# Aim of the exercise:
Only the lines from the top of the listing below to the line that has "7.60, 7.75, 7.82, 7.86, 7.91, 7.94, 7.97]" should be echoed, with both ends kept and pictures left out.

# Data segment:
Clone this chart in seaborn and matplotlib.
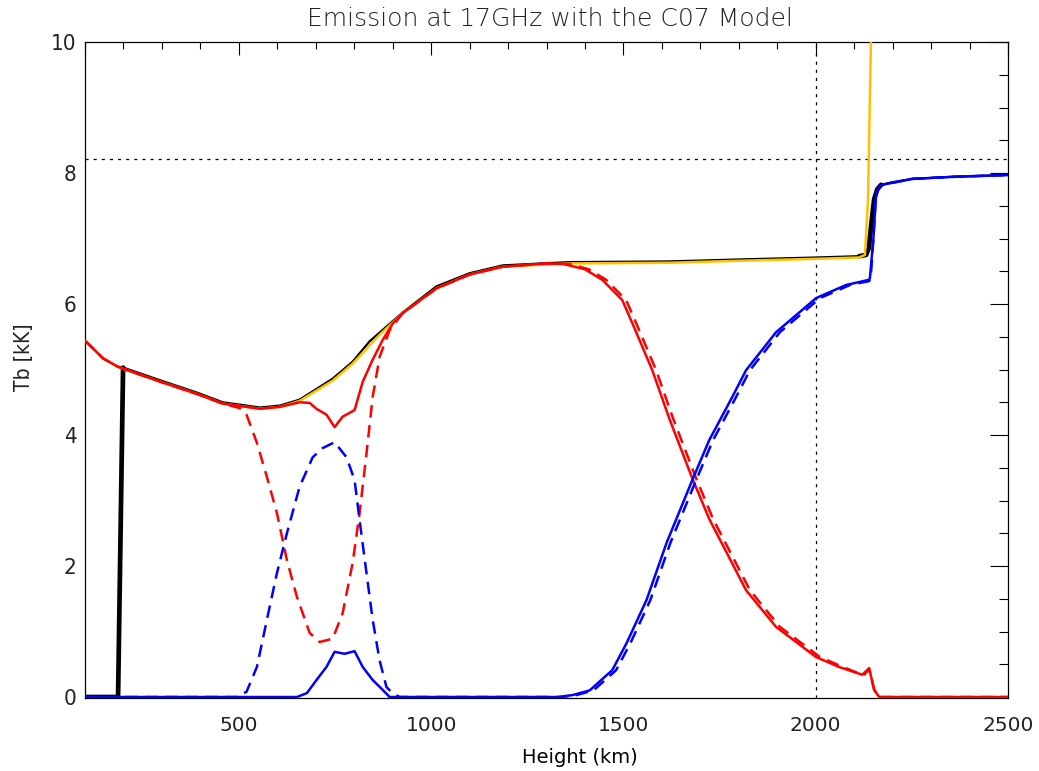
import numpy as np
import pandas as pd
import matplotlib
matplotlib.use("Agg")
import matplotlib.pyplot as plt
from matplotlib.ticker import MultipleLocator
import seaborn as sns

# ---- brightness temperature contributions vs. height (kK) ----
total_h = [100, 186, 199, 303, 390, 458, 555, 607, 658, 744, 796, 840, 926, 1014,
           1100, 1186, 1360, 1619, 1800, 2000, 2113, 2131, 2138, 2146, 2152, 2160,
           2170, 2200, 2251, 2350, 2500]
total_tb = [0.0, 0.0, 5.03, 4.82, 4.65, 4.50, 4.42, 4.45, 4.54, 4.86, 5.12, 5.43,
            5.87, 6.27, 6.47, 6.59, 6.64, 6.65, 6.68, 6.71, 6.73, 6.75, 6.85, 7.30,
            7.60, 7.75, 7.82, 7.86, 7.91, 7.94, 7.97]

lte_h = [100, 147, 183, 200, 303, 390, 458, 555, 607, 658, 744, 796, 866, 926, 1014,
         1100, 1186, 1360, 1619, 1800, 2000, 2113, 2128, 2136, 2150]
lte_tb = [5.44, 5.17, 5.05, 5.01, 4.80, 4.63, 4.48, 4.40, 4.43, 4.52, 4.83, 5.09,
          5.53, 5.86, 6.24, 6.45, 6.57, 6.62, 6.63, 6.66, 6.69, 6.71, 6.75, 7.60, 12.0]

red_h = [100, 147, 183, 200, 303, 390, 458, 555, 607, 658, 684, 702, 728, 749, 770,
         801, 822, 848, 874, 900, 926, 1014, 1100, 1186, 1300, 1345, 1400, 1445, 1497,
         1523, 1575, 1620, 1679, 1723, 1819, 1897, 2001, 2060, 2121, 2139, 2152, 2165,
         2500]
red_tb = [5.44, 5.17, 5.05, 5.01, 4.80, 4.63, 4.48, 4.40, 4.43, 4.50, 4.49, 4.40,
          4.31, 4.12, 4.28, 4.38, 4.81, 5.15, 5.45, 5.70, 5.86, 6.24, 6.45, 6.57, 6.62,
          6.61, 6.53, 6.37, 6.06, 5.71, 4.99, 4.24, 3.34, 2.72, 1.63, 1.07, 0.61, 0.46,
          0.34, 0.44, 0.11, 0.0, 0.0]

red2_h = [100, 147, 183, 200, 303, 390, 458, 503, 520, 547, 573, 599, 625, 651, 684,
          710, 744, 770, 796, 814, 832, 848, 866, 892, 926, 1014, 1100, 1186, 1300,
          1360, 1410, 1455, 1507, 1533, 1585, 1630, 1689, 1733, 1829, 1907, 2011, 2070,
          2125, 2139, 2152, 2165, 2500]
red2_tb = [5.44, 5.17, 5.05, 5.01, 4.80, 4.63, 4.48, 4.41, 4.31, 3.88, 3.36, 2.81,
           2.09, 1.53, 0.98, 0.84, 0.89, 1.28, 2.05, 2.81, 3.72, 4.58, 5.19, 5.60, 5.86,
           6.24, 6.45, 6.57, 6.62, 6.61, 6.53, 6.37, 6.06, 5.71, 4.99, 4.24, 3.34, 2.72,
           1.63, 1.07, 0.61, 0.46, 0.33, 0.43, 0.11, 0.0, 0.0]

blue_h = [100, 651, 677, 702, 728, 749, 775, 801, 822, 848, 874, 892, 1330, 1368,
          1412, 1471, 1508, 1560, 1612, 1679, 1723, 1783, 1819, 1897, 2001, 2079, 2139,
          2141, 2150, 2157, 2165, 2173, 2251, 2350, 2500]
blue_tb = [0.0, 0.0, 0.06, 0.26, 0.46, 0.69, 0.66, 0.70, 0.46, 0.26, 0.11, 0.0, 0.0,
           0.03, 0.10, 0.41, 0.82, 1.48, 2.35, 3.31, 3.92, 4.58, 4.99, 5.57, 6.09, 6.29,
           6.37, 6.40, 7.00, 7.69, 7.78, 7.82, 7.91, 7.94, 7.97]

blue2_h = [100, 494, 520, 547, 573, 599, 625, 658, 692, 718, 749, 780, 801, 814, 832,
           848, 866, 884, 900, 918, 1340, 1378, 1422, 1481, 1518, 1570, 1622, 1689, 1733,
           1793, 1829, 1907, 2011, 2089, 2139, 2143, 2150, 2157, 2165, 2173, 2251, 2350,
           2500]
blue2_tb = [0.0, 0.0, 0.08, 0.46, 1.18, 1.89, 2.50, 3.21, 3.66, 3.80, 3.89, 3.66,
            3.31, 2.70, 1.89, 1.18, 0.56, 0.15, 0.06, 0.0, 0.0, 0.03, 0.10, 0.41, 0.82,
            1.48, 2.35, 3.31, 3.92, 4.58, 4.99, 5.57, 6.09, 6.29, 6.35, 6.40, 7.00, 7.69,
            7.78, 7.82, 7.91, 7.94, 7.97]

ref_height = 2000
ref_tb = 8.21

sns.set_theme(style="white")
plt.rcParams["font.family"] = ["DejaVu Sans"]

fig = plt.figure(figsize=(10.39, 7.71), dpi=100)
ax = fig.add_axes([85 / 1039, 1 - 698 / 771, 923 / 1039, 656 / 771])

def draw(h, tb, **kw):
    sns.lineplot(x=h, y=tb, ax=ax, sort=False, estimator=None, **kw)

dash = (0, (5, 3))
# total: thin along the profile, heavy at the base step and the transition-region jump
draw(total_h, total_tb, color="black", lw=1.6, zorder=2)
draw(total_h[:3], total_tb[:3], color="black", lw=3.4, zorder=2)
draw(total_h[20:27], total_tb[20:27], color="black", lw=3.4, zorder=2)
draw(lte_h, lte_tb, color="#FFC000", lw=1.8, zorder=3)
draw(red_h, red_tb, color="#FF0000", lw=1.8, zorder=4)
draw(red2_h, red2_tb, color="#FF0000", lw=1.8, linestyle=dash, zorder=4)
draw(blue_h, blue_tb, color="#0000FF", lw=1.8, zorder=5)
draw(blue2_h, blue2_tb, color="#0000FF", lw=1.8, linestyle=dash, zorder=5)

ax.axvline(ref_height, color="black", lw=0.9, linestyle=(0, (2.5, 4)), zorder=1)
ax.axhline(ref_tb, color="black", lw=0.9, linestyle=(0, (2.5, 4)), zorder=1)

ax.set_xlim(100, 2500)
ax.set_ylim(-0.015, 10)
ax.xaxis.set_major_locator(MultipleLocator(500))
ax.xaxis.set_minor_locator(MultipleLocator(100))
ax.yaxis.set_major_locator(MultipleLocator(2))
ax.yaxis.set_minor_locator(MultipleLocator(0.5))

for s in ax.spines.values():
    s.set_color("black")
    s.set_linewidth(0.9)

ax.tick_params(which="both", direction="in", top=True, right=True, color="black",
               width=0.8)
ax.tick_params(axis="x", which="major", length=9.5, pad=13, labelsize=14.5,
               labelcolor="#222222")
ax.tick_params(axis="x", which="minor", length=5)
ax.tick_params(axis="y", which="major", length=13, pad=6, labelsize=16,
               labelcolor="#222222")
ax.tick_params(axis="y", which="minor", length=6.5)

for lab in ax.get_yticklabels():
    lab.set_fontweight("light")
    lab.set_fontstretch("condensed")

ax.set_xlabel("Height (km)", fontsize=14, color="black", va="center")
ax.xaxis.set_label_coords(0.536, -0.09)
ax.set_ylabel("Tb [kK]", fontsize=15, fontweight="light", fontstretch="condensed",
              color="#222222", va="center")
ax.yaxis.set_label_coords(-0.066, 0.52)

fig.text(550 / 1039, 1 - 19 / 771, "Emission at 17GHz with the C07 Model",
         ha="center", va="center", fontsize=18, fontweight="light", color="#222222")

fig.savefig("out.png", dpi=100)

# Written answer:
Clone this chart in seaborn and matplotlib.
import numpy as np
import pandas as pd
import matplotlib
matplotlib.use("Agg")
import matplotlib.pyplot as plt
from matplotlib.ticker import MultipleLocator
import seaborn as sns

# ---- brightness temperature contributions vs. height (kK) ----
total_h = [100, 186, 199, 303, 390, 458, 555, 607, 658, 744, 796, 840, 926, 1014,
           1100, 1186, 1360, 1619, 1800, 2000, 2113, 2131, 2138, 2146, 2152, 2160,
           2170, 2200, 2251, 2350, 2500]
total_tb = [0.0, 0.0, 5.03, 4.82, 4.65, 4.50, 4.42, 4.45, 4.54, 4.86, 5.12, 5.43,
            5.87, 6.27, 6.47, 6.59, 6.64, 6.65, 6.68, 6.71, 6.73, 6.75, 6.85, 7.30,
            7.60, 7.75, 7.82, 7.86, 7.91, 7.94, 7.97]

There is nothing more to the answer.